Juan Velino declared that in August, 1914, the boat was aground in Dayhagan, Mindoro; it was somewhat repaired and about November of the same year it sailed from that place and suffered on the way such damages and troubles that it had to be taken to Tingloy for new repair, some vessels' tools and equipments having been borrowed from another boat because those of the Valentina had been destroyed; and the storm destroyed the vessel so much that it could not be taken to the Island of Maricaban except by means of rafts. To the same effect is the testimony of Irineo Martinez. Mariano Villas testified that in December, 1914, the Valentina anchored in Tingloy alongside his vessel and as he was interested in the purchase of this pilot boat, the sale of which was advertised in Manila, he examined it and then saw that he would not buy it even for P400, because it was completely destroyed. There can be no doubt as to the competency of this witness to testify on the question of the price of the pilot boat Valentina because according to him he had ordered the construction of boats of the same size and condition during that period. The lower court declares in its judgment that this witness appears to it as sufficiently trustworthy, and we find no basis whatever on the record to doubt the correctness of the finding of the trial judge who saw and observed him while he was testifying.

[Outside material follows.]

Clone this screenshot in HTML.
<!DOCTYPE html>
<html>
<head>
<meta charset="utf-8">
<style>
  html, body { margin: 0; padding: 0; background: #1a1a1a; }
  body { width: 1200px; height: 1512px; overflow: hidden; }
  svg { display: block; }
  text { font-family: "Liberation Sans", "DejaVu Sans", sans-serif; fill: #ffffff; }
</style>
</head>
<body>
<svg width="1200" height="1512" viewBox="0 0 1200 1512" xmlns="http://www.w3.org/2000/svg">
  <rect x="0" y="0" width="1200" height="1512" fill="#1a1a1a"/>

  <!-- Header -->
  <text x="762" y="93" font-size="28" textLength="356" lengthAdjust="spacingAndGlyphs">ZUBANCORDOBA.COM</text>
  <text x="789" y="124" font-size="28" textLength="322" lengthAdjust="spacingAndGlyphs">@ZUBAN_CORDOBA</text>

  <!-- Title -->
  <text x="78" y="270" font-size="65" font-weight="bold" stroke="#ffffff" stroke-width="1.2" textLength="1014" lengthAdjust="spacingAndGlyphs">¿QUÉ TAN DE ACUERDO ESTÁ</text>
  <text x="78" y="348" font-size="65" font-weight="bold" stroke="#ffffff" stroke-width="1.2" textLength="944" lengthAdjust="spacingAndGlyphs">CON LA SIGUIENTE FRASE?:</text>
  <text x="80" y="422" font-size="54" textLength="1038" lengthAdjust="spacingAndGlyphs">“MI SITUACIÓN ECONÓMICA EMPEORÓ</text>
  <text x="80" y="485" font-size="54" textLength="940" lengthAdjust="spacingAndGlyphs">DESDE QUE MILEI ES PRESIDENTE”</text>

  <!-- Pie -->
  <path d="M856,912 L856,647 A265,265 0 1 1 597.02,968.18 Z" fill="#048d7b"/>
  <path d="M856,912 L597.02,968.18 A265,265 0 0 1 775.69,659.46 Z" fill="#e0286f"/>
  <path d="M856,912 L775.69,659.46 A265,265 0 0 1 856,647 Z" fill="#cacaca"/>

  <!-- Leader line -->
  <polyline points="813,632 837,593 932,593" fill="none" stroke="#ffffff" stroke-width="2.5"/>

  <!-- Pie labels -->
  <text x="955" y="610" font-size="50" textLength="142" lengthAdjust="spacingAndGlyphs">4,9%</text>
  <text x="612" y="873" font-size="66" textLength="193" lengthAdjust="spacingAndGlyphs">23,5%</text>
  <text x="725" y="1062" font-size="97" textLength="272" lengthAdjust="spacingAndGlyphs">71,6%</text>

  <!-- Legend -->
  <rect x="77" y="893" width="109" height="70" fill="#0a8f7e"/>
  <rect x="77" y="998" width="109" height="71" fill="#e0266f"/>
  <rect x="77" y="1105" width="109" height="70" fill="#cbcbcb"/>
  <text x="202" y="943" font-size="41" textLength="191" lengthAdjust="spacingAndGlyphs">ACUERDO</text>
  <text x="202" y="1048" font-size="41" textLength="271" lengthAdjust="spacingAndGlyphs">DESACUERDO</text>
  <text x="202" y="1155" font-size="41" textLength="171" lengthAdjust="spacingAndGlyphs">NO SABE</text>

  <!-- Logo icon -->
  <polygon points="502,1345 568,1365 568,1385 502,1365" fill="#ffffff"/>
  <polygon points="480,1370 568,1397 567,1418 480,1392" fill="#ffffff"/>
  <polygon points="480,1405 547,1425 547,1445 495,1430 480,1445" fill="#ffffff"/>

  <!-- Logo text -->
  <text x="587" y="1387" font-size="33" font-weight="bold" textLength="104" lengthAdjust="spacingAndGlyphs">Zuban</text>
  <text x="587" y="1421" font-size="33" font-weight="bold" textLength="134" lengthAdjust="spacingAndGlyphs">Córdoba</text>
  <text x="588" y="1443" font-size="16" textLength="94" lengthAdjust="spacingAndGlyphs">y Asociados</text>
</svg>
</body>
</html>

We, therefore, are of the opinion that the finding of the court that there was not sufficient proof to establish the amount of the defendants' claim is in accordance with the merits of the case.

As to the second error assigned by the appellant it should be noted that, as appears in the record the pilot boat Valentina was stranded in Tingloy since the month of November, 1914, that is, two months before it had been acquired by the plaintiff at public auction and ten months before the judgment declaring him to be the owner thereof, was rendered. The appellant, in his first complaint of April 10, 1915, for the recovery of the pilot boat Valentina, affirms that the boat was then in the same worthless condition in which it was in 1914, and the evidence we have examined in this case show that in fact in August or September, 1915, it was in the worse of conditions and was utterly worthless. Without attempting to determine the durability of a boat made of wood stranded for a period of ten months, as is the case with the boat in question, we are of the opinion, and so declare, that according to the proofs adduced in this case, the court did not err in declaring in its judgment that the pilot boat Valentina did not have any legal value in August, 1915.

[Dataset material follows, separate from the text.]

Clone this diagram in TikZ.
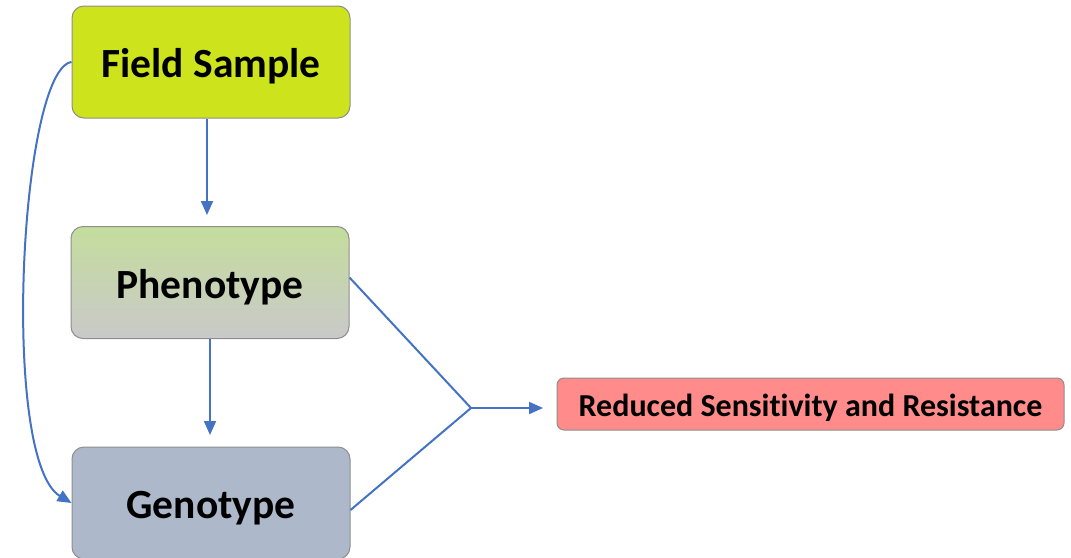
\documentclass[tikz,border=0pt]{standalone}
\usepackage{fontspec}
\setmainfont{Carlito}[Ligatures=NoCommon]
\usetikzlibrary{arrows.meta}
\definecolor{lineblue}{HTML}{4472C4}
\definecolor{fieldfill}{HTML}{CDE41C}
\definecolor{phenotop}{HTML}{C4DD9C}
\definecolor{phenobot}{HTML}{C9C9C9}
\definecolor{genofill}{HTML}{ADB9CA}
\definecolor{resfill}{HTML}{FF8B8B}
\definecolor{boxedge}{HTML}{8E8E8E}
\tikzset{
  stage/.style={draw=boxedge, line width=1pt, rounded corners=12pt,
    minimum width=278pt, minimum height=112pt, inner sep=0pt,
    text height=31pt, text depth=0pt,
    font=\fontsize{41.5}{48}\selectfont\bfseries},
  outcome/.style={draw=boxedge, line width=1pt, rounded corners=7pt, fill=resfill,
    minimum width=507pt, minimum height=52pt, inner sep=0pt,
    text height=24pt, text depth=0pt,
    font=\fontsize{32}{38}\selectfont\bfseries},
  link/.style={draw=lineblue, line width=2pt},
  flow/.style={link, -{Triangle[length=14pt, width=12pt]}}
}
\begin{document}
\begin{tikzpicture}[x=1pt, y=-1pt]
  \useasboundingbox (0,0) rectangle (1071,557);
  % the three stages
  \node[stage, fill=fieldfill] (field) at (211,62) {Field Sample};
  \node[stage, top color=phenotop, bottom color=phenobot, draw=boxedge] (pheno) at (210,282.5) {Phenotype};
  \node[stage, fill=genofill] (geno) at (211,503) {Genotype};
  % outcome
  \node[outcome] (res) at (810.5,404) {Reduced Sensitivity and Resistance};
  \coordinate (join) at (471,408);
  % connectors
  \draw[flow] (field.south -| 207,0) -- (207,215);
  \draw[flow] (pheno.south -| 210,0) -- (210,435);
  \draw[flow] (field.west) .. controls (20,70) and (0,460) .. (geno.west);
  \draw[link] ([yshift=5pt]pheno.east) -- (join);
  \draw[link] ([yshift=-7pt]geno.east) -- (join);
  \draw[flow] (join) -- (543,408);
\end{tikzpicture}
\end{document}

The defendant in his brief interposes the defense of res judicata based upon the judgment of this court in the action between Fausto Rubiso et al. and Florentino Rivera who are the parties in the present case.

In that case it was held:

With respect to the indemnification for damages claimed by the plaintiff, besides the fact [that according to the proceedings taken subsequently to the date on which the judgment appealed from was rendered, it appears that the pilot boat has already left in good condition the place where it had been stranded and is at present found anchored in the port of Maricaban,] the truth is that the record does not offer positive proof of the amount of the damages caused, and on the other hand it cannot be declared that the defendant had acted in bad faith for he acquired the vessel previous to its acquisition at public auction by the plaintiff Rubiso who, for the reason already given, is the true and sole owner of said pilot boat. (Decision of October 30, 1917, R. G. No. 11407 [Rubiso and Gelito vs. Rivera, 37 Phil., 72].)

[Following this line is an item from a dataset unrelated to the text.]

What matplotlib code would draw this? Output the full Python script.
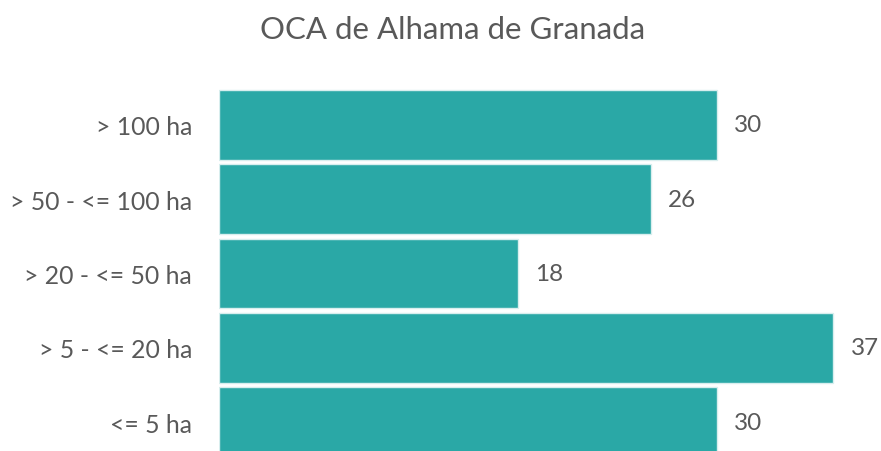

It having been declared in a previous action that the defendant Rivera did not act in bad faith and that therefore he was not liable for damages, it would be necessary to show in the present case that the destruction of the boat and the loss of its equipments took place after the final judgment was rendered in that case and by reason of the fault and negligence of the defendants, which is not the case here. What appears from the evidence presented by the defendant and uncontradicted by that presented by the adverse parties, is that from September, 1915, to March 7, 1918, which was the date of the execution of the judgment of this court affirming that of the lower court, the boat continued aground in the Island of Maricaban awaiting the final judgment in the action with respect to ownership and naturally exposed to the action of sea water and the inclemencies of the weather, things which were beyond the control of the defendant Rivera.

It thus now appears that the damages claimed by the plaintiff are the same damages that he claimed in the first action. To speak more accurately, the appellant first sued for the recovery of the vessel and damages in the sum of P1,750. Judgment was rendered as to the first in his favor but against him as to the second. And now he comes back again claiming damages.

The case now under consideration is analogous to that of Palanca Tanguinlay vs. Quiros (10 Phil., 360). In that case the question was extensively discussed whether a previous judgment constitutes an adjudication of the subject-matter of a new suit between the same parties to such extent that it can not again be tried anew. It was held that according to articles 306 and 307 of the Code of Civil Procedure, a judgment rendered in an action for the recovery damages for property lost is a bar to any other action between the same parties for the recovery of the same property or its value. In the course of the decision the court held:

The American books are full of similar cases, an instance being Hatch vs. Coddington (32 Minn., 92), in which it was held that a former action between the same parties to recover damages for a wrongful conversion of personal property was a bar to a subsequent suit to recover possession of the specific property itself, notwithstanding the difference of form and that the relief sought and the subject-matter of the cause of action were regarded as the same. Nor is it altogether clear that the law of Spain was different. Señor Manresa, in his commentary on article 1252 of the Civil Code, cites a decision of the supreme court of 25th of April, 1900 (vol. 8, p. 555), holding that in a real action a judgment in a former personal suit between the same parties for indemnity for the use of the same property operated as cosa juzgada.

From what has been said the judgment appealed from should be, and is hereby, affirmed, with costs against the appellant. So ordered.

Mapa, C.J., Johnson, Carson, Araullo, Malcolm, Avanceña and Moir, JJ., concur.


Footnotes

1See Rubiso and Gelito vs. Rivera, 37 Phil., 72.